Peter explains how companies use price discrimination to maximise profits. For example, supermarkets that manipulate the merchandising of vegetables to ensure the well-heeled pay a little more.

Price discrimination has been alive and well in technology and online, and as the technology improves, so does the discrimination become more pronounced. Amazon can display different prices for the same book depending not only on where you live, but your past purchase history. Regular buyers are charged more than new customers, presumably operating on the presumption that you’ve become comfortable with the idea of online buying and don’t require additional encouragement.

Terry Lane covered the technology price differences between Australia and the USA more than a year ago in his article Software prices defy comparison across borders. He offered up several examples of software that Australians pay more for than US residents. I know this pain first hand. Here are a couple of examples I checked today for software I use every day to earn my income:

Microsoft Visual Studio (it’s a key tool in a software developer’s armory): In the Microsoft US online store it costs $US499. In their Australian store the price is $A724. Given our exchange rate is almost at parity, and to keep the math simple, that’s a 45% premium – for exactly the same product, probably downloaded to my computer from the same Microsoft server.

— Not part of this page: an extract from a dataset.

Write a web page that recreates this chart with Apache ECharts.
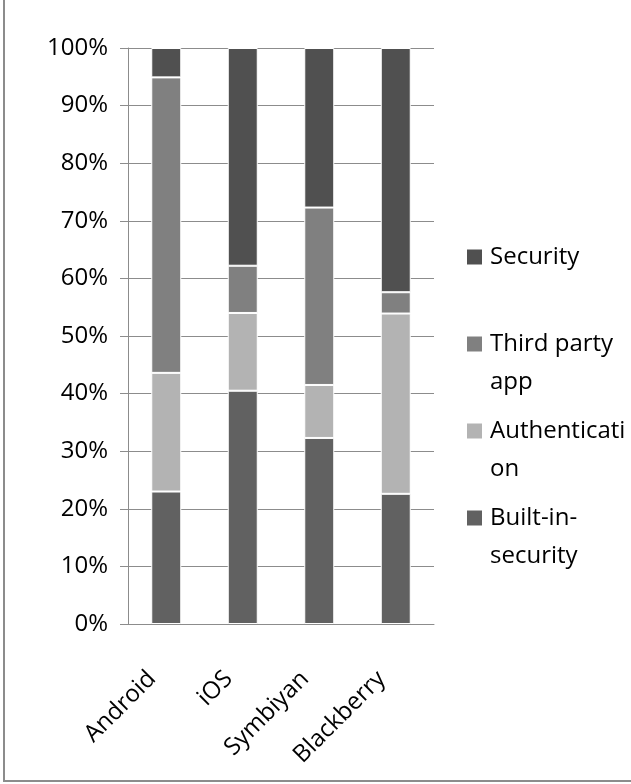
<!DOCTYPE html>
<html>
<head>
<meta charset="utf-8">
<style>
  html, body { margin: 0; padding: 0; background: #fff; }
  #chart { width: 631px; height: 784px; }
  #frame {
    position: absolute; left: 3px; top: 0; width: 628px; height: 780px;
    border-left: 2px solid #8c8c8c; border-bottom: 2px solid #8c8c8c;
    pointer-events: none;
  }
</style>
<script src="https://cdn.jsdelivr.net/npm/echarts@6/dist/echarts.min.js"></script>
</head>
<body>
<div id="chart"></div>
<div id="frame"></div>
<script>
// platforms on the x axis
var categories = ['Android', 'iOS', 'Symbiyan', 'Blackberry']
// percentage share of each platform (stacked to 100%)
var builtInSecurity = [23.0, 40.5, 32.3, 22.6]
var authentication = [20.6, 13.5, 9.2, 31.3]
var thirdPartyApp = [51.3, 8.2, 30.8, 3.7]
var security = [5.1, 37.8, 27.7, 42.4]
var yTicks = [0, 10, 20, 30, 40, 50, 60, 70, 80, 90, 100]

// legend names wrap like the original chart (blank first line keeps
// the marker level with the first line of text)
var legendText = {
  'Security': '\nSecurity\n ',
  'Third party app': '\nThird party\napp',
  'Authentication': '\nAuthenticati\non',
  'Built-in-security': '\nBuilt-in-\nsecurity'
}

var font = "'Open Sans', sans-serif"
var chart = echarts.init(document.getElementById('chart'))

function barSeries(name, data, color) {
  return {
    name: name,
    type: 'bar',
    stack: 'total',
    barWidth: 30,
    data: data,
    itemStyle: {
      color: color,
      borderColor: '#ffffff',
      borderWidth: 1
    }
  }
}

chart.setOption({
  animation: false,
  backgroundColor: '#ffffff',
  grid: {
    left: 128,
    right: 197,
    top: 48,
    bottom: 160
  },
  legend: {
    orient: 'vertical',
    left: 467,
    top: 200,
    padding: 0,
    itemGap: -27,
    itemWidth: 15,
    itemHeight: 15,
    icon: 'rect',
    selectedMode: false,
    data: ['Security', 'Third party app', 'Authentication', 'Built-in-security'],
    formatter: function(name) {
      return legendText[name]
    },
    itemStyle: {
      borderWidth: 0
    },
    textStyle: {
      fontFamily: font,
      fontSize: 24,
      lineHeight: 38,
      color: '#000',
      padding: [0, 0, 0, 3]
    }
  },
  xAxis: {
    type: 'category',
    data: categories,
    axisLine: {
      lineStyle: { color: '#8c8c8c', width: 1 }
    },
    axisTick: {
      length: 10,
      lineStyle: { color: '#8c8c8c' }
    },
    axisLabel: {
      rotate: 45,
      margin: 37,
      padding: [0, 20, 0, 0],
      fontFamily: font,
      fontSize: 24,
      color: '#000'
    }
  },
  yAxis: {
    type: 'value',
    min: yTicks[0],
    max: yTicks[yTicks.length - 1],
    interval: 10,
    axisLine: {
      show: true,
      lineStyle: { color: '#8c8c8c', width: 1 }
    },
    axisTick: {
      show: true,
      length: 8,
      lineStyle: { color: '#8c8c8c' }
    },
    splitLine: {
      lineStyle: { color: '#8c8c8c', width: 1 }
    },
    axisLabel: {
      margin: 20,
      fontFamily: font,
      fontSize: 24,
      color: '#000',
      formatter: '{value}%'
    }
  },
  series: [
    barSeries('Built-in-security', builtInSecurity, '#616161'),
    barSeries('Authentication', authentication, '#b3b3b3'),
    barSeries('Third party app', thirdPartyApp, '#808080'),
    barSeries('Security', security, '#505050')
  ]
})
</script>
</body>
</html>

Adobe Creative Suite monthly subscription: costs $US49.99 in the USA and $A62.99 to mugs like me in Australia. Not quite as eye-watering a difference as Microsoft but still a 26% premium.

What is particularly irksome about Microsoft is they deliberately penalise people ‘in the trade’, technology workers like me. Purchasers of consumer products such as the Windows operating system, and the Office suite, appear to pay the same – I compared prices and the $US and $A price tags were the same.

The cost of doing business as an Australian technologist is not confined solely to the software we use of course. Another key expense (for those of us working from home or our own small business office) is internet access. Whenever I chat with US tech friends about the cost of internet and telecommunications in Australia the conversation usually ends with them rolling around on the floor laughing silly. Because Australians pay through the nose for internet access.

I just checked the Comcast web site in the USA, one of the mainstream internet, phone and cable TV providers. I can buy a 30Mbs (=pretty darn fast) cable internet connection, plus a big bundle of TV channels, for $US49.95. Here in Melbourne, I’m paying Telstra $99 a month for my ADSL connection, and another $100 a month for my cable TV. Oh, and Telstra caps my downloads to 200Gb a month – Comcast does not appear to have any restriction. Americans historically, I believe, have not had ‘caps’ or usage limits on internet and phone plans, so again my US colleagues convulse when I explain how my son or daughter has racked up a big ‘over cap’ bill for exceeding their data allowance for the month.

All of this presumably feeds into the serious cost of living differences between the USA and Australia. I found this Cost of Living Comparison Between United States and Australia, and I compared Melbourne and San Francisco, which shows an astounding cost differential. For example, basic utilities (Electricity, Gas, Water, Garbage) are 90% more expensive in Melborne.

This is the last time I’m paying any attention to my geek friends in San Francisco moaning about how it’s such an expensive city. Because if they feel ripped off they ain’t tried paying the price of being a self-employed technology worker in Australia.